Solange
Passado e reencontros
Por Vitor Velloso
Durante a Mostra de Tiradentes 2023
“Solange”, de Nathália Tereza e Tomás Osten, é um singelo retrato de sinceridade na Mostra Aurora. A atriz Cássia Damasceno toma conta do projeto e domina esse registro que é um estudo de personagem descompromissado com grandes ambições, apenas com a história de nossa protagonista, que vive uma série de lembranças do passado ao retornar para sua cidade e passar na casa de seus conhecidos que estão com objetos pessoais seus.
Essa narrativa já propõe um olhar através do tempo e da vida, atravessando diversos momentos, ainda que não de forma imagética, mas compreendendo a importância de memórias e acontecimentos para uma personagem que vai se tornando cada vez mais complexa à medida que o filme avança. Tal proposta se torna interessante por sua simplicidade, pois acompanhamos um dia completo na vida da protagonista e podemos ter acesso a questões mal resolvidas de seu passado. Contudo, essa estratégia pode ser um fator limitante para uma parcela dos espectadores, já que conta com o registro prosaico como motor da película, necessitando de um determinado engajamento do público.

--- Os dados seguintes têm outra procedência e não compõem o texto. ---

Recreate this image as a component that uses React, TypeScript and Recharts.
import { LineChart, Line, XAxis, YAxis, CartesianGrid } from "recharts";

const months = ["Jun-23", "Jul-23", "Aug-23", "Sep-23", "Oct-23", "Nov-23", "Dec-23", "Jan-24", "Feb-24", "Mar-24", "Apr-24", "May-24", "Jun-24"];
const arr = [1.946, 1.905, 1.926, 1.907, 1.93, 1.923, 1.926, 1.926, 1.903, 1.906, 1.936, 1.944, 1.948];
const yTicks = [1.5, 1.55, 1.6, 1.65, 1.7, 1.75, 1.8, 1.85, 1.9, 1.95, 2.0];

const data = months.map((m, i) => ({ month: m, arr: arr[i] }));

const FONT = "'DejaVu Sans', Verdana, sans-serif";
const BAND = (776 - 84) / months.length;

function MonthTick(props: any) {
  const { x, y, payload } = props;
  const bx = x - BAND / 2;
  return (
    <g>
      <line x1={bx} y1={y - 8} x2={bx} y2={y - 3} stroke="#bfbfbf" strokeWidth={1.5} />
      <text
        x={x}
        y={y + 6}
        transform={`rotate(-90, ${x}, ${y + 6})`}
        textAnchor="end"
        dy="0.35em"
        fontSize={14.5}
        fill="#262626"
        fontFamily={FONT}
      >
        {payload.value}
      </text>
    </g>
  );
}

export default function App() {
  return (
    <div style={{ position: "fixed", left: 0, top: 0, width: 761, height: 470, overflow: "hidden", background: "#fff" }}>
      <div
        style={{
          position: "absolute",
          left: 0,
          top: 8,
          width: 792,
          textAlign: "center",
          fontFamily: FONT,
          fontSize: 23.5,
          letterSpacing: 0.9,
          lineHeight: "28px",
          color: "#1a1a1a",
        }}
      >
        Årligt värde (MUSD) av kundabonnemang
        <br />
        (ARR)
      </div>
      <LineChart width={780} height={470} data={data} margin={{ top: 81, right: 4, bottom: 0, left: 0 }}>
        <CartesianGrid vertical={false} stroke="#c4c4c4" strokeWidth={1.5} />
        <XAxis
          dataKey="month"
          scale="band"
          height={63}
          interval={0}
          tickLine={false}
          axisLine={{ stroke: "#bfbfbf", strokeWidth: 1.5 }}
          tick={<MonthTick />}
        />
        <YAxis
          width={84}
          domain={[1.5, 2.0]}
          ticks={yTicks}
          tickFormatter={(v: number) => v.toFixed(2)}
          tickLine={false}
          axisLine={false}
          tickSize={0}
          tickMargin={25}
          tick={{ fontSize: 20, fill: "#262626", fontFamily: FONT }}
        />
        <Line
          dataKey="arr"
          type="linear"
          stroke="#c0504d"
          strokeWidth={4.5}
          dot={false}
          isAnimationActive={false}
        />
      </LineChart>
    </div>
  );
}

Assim, a condução procura o singelo ao longo desse cotidiano agitado que Solange atravessa, com tantos estresses e desavenças, parte da intenção da obra é conseguir concentrar seus esforços na beleza de determinados gestos, na amizade, nos reencontros e, especialmente, em como Solange revive e resolve as questões de seu passado. É bonito notar que parte dessa estrutura não se prende em uma exposição de temáticas, mas nas pequenas atitudes da protagonista diante da particularidade de seus problemas. Um exemplo disso é a atitude que deve ser tomada sobre a caixa, repleta de memórias suas, que se torna um empecilho de transporte durante um determinado momento do dia.
Contudo, se “Solange” consegue aproximar o espectador dessa história, o projeto sofre para conseguir engatar uma série de acontecimentos e acompanhar, por exemplo, a partir de uma questão mais concreta desse retorno, ou a própria geografia desses espaços, que sempre parece em suspenso. Funcionando como um conto, deslocado de grandes contextualizações e fixado nesta síntese da representação, o filme é capaz de se movimentar pouco, mas não está interessado em expandir nada.

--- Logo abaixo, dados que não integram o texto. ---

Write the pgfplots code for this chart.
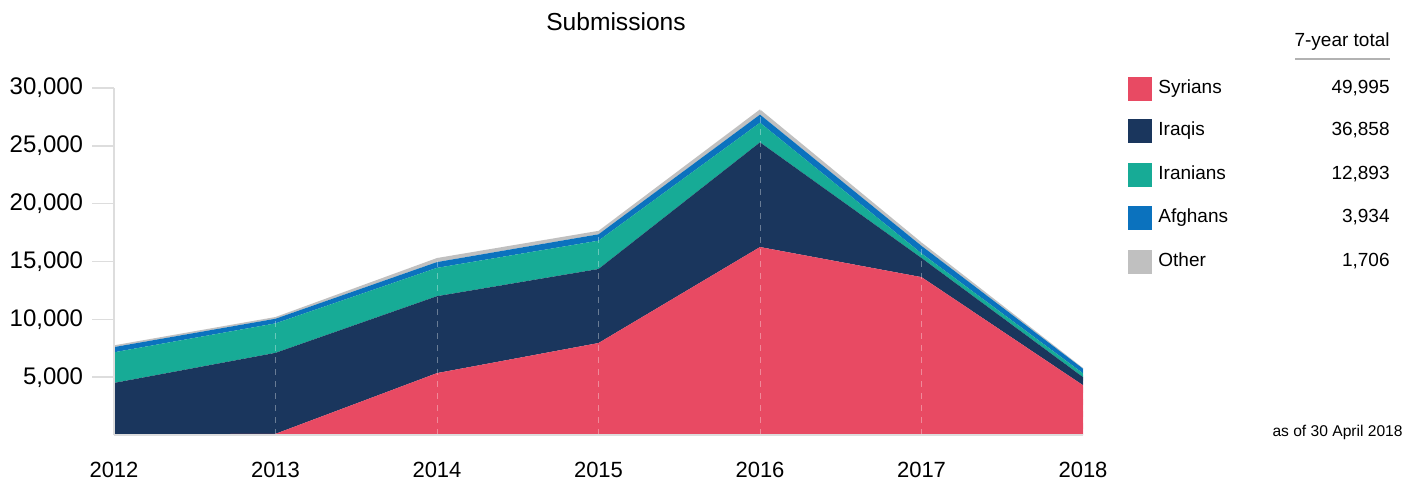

A fotografia, assinada por Nathália Tereza e Tomás Osten, consegue naturalizar essa breve jornada, sem grandes intervenções na tela e funcionando como um registro imediato dessa passagem pela cidade. Não é uma obra que demonstra urgência para solucionar suas questões, mas as apresenta como ponto de encontro entre esse passado que não temos acesso direto e um presente que se apresenta nebuloso. É na falta de uma resolução clara que o projeto ganha força, pois estamos tão próximos quanto distantes de Solange, como quem procura decifrar os atos e respostas, mas só obtém algo parcial. Essas escolhas transformam a experiência do público em algo cada vez mais subjetivo, criando pequenos recortes para cada encontro, onde poderemos ter acesso à mais uma camada de nossa protagonista.
E é justamente por esses caminhos que a singela sinceridade da dupla de diretores faz total diferença, pois não há um conflito possível de ser solucionado, não diretamente, ainda que possamos observar seus meios de superação.
Um exemplo disso, é a cena em que as amigas estão dividindo cerveja no apartamento. Existe ali uma determinada tensão que parece nunca se dissipar por completo, algum tipo de amargura carregada por Solange, ainda que o sorriso seja mais constante e os afetos mais visíveis. Essa é uma nota constante do projeto, que não expõe todas as questões que perpassam a narrativa, permitindo que o espectador encontre determinadas respostas, sem qualquer compromisso.
“Solange” não se destaca na Mostra Aurora da 26 Mostra de Tiradentes, mas consegue um local particular na memória do público, por ser um projeto que encanta pela delicadeza, sem elaborar desculpas estéticas para algum comprometimento inócuo. Só por essa razão, o filme já se diferencia dos demais, mas essa representação do singelo, como uma prosa que une o passado e o presente, não dá conta de sustentar o longa na mesma nota do início ao fim e alguns altos e baixos podem atrapalhar a experiência do espectador durante a projeção.